Central government’s cabinet committee on security has reportedly cleared a Rs 25,060 crore umbrella scheme to modernise central and state police forces in the next 3 years.
80% of the total cost of this package will be borne by Centre which amounts to about Rs 18,636 crores and the rest would be paid for by the states. This Modernisation of Police Forces (MPF) program would be covering aspects like internal security, law and order, women’s security, modern weapons, mobility of police forces, logistical support, helicopter deployment.
Internal security seems to be the key target of this scheme, considering the fact that about Rs 10,132 crore have been earmarked for Jammu & Kashmir, Maoist infested areas and North Eastern states (some of which continue to grapple with insurgency).
As part of this scheme, a state of the art forensic science laboratory at Amravati in Andhra Pradesh would be set up, which might provide a boost to the case solving ability of police forces. Institutes like Sardar Patel Global Centre for Security, Counter-Terrorism and Anti-Insurgency and the Gujarat Forensic Science University would be upgraded.
According to Home Minister Rajnath Singh, this scheme would strengthen the criminal justice system by aiding investigation, prosecution of criminals. According to him, the cases registered too would be made computerised.

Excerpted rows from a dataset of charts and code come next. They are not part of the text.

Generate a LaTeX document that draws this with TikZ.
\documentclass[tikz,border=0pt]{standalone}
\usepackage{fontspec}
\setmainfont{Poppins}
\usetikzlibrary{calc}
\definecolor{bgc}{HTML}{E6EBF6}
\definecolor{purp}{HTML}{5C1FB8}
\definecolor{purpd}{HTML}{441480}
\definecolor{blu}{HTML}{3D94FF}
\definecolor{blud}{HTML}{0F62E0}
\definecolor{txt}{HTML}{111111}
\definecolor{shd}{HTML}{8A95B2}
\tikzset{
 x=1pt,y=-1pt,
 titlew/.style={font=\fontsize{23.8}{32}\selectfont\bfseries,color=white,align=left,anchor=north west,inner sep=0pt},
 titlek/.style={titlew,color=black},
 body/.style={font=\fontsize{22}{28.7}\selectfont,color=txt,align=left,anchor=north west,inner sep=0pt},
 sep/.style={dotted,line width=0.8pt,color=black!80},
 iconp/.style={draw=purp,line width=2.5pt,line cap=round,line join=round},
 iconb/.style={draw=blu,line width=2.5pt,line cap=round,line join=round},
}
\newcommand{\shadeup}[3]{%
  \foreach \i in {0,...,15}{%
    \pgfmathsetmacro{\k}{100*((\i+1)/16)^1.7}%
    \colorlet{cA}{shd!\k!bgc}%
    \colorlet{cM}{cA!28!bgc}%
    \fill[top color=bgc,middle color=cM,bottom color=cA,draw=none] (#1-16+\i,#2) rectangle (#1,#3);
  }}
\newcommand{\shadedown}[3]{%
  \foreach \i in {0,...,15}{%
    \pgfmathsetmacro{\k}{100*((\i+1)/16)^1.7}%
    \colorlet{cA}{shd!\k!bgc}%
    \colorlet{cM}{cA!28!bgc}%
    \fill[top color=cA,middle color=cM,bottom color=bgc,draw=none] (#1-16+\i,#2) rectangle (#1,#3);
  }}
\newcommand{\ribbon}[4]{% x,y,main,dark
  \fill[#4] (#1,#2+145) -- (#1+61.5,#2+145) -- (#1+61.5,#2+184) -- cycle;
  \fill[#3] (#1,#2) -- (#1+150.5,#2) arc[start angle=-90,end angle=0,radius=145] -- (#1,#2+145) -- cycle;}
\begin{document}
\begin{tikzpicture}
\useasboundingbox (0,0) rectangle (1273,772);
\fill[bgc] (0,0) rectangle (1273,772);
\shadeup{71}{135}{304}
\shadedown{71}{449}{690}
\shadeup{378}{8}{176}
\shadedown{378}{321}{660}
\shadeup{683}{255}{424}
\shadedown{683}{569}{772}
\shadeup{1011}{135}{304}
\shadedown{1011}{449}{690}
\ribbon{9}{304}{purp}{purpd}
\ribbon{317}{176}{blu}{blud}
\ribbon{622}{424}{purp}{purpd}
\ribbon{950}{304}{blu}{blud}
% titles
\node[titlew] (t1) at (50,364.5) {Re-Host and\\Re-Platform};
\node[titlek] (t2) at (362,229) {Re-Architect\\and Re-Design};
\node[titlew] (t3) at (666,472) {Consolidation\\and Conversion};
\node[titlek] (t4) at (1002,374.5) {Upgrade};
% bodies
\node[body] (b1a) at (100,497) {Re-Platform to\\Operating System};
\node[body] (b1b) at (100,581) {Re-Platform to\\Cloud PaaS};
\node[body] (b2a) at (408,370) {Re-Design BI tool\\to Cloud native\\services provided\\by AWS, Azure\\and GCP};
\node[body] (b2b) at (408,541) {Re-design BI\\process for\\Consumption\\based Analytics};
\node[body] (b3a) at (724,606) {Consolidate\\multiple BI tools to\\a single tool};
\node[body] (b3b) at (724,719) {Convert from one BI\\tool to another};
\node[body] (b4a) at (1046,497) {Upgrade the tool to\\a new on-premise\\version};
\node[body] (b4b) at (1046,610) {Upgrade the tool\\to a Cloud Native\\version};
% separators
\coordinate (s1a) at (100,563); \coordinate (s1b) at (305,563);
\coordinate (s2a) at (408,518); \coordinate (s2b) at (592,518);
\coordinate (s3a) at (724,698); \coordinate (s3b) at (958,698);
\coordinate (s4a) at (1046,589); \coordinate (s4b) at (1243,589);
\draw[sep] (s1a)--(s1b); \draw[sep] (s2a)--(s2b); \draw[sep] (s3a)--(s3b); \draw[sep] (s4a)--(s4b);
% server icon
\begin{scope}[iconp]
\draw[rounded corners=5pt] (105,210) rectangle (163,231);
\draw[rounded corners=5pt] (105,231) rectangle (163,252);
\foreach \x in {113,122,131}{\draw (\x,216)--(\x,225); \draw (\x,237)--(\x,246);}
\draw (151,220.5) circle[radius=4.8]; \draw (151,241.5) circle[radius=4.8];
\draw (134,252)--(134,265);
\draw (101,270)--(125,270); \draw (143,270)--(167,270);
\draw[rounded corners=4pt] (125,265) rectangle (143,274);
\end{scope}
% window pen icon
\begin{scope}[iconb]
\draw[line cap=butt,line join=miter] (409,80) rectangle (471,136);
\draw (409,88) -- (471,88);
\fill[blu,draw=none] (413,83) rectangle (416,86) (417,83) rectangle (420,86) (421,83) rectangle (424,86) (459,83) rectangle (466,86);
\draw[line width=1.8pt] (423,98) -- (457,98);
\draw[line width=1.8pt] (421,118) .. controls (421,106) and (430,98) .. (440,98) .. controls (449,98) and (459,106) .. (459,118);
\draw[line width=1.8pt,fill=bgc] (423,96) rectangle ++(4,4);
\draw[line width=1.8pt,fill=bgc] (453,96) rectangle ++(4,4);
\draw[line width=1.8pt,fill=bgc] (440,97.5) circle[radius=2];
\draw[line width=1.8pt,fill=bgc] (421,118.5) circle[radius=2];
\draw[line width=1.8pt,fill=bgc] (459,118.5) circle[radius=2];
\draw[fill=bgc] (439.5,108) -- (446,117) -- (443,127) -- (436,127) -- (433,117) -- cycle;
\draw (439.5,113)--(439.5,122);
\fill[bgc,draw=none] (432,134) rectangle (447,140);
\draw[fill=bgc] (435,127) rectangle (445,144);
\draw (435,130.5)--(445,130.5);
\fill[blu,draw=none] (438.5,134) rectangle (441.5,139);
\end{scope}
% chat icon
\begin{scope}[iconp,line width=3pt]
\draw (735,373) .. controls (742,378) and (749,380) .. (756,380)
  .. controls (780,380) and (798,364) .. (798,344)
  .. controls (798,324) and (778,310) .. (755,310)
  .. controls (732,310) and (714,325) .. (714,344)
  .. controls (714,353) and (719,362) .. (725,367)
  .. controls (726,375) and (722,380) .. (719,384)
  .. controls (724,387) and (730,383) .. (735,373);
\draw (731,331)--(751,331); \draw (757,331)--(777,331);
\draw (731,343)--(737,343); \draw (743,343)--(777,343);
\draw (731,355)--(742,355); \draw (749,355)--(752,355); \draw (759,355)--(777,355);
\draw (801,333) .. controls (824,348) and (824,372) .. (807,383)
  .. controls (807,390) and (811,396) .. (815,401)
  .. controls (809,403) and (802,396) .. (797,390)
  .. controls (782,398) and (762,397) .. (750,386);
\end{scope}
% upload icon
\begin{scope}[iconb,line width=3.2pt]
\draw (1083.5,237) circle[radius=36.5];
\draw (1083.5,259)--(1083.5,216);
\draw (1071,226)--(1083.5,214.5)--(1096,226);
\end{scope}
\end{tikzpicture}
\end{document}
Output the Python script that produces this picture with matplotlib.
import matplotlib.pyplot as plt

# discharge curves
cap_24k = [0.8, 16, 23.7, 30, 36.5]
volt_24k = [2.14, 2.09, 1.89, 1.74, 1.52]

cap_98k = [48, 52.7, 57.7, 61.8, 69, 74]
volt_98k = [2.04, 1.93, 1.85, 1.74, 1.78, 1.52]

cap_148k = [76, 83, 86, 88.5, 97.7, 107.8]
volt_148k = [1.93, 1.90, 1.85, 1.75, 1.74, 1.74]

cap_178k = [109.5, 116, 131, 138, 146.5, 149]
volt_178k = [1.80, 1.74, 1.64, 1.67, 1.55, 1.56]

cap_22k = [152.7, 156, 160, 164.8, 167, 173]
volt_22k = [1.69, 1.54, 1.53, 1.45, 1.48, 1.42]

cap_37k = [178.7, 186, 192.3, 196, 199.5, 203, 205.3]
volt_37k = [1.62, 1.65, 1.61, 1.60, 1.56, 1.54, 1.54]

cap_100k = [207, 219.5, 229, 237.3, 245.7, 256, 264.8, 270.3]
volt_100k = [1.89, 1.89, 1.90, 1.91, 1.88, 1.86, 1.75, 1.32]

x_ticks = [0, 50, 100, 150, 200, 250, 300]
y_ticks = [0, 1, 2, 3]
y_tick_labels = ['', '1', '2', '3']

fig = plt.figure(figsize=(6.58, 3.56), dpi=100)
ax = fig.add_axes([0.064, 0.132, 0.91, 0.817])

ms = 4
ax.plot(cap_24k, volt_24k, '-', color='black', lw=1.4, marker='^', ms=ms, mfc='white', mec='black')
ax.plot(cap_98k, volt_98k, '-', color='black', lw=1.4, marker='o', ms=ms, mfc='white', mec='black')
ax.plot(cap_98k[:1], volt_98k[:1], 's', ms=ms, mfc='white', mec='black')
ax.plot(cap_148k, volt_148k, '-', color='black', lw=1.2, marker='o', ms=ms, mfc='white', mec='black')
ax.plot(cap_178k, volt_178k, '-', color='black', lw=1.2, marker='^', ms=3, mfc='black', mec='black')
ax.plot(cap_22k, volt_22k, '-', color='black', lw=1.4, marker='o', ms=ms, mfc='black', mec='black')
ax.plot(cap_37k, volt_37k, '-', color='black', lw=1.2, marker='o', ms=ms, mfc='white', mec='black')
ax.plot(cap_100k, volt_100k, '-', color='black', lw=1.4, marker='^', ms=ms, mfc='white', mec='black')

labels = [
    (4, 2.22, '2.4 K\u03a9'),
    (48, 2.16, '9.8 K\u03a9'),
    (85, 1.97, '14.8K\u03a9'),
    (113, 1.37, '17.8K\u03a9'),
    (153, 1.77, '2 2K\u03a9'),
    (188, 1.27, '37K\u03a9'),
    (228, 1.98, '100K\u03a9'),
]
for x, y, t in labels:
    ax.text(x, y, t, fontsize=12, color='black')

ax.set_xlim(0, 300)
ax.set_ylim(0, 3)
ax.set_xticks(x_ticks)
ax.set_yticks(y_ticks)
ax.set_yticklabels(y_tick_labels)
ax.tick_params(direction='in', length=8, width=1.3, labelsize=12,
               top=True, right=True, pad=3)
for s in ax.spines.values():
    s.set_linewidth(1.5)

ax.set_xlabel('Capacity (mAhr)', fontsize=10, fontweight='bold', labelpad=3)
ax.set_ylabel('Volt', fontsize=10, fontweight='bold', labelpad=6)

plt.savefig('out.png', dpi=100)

This MPF scheme would reportedly subsume 17 existing police and security forces schemes and would lead to the central government to proactively shoulder the modernisation, which earlier was carried out by the states.
Such an allocation by the Modi government eclipses the UPA government’s disbursement of about Rs 12,378 for a similar modernisation scheme which ran from 2012-2017.
The Modi government in the past has also signalled other ambitious modernisation schemes. It was reported at the start of this year that the government would be spending a whooping $59 billion to modernise its infrastructure like railways, roads and airports.
Even though such well intended schemes can certainly have a positive impact, the total magnitude of it, would depend on proper implementation and more importantly on the institution’s willingness to transform and set aside the decades of complacency and inefficiency which has seeped into it.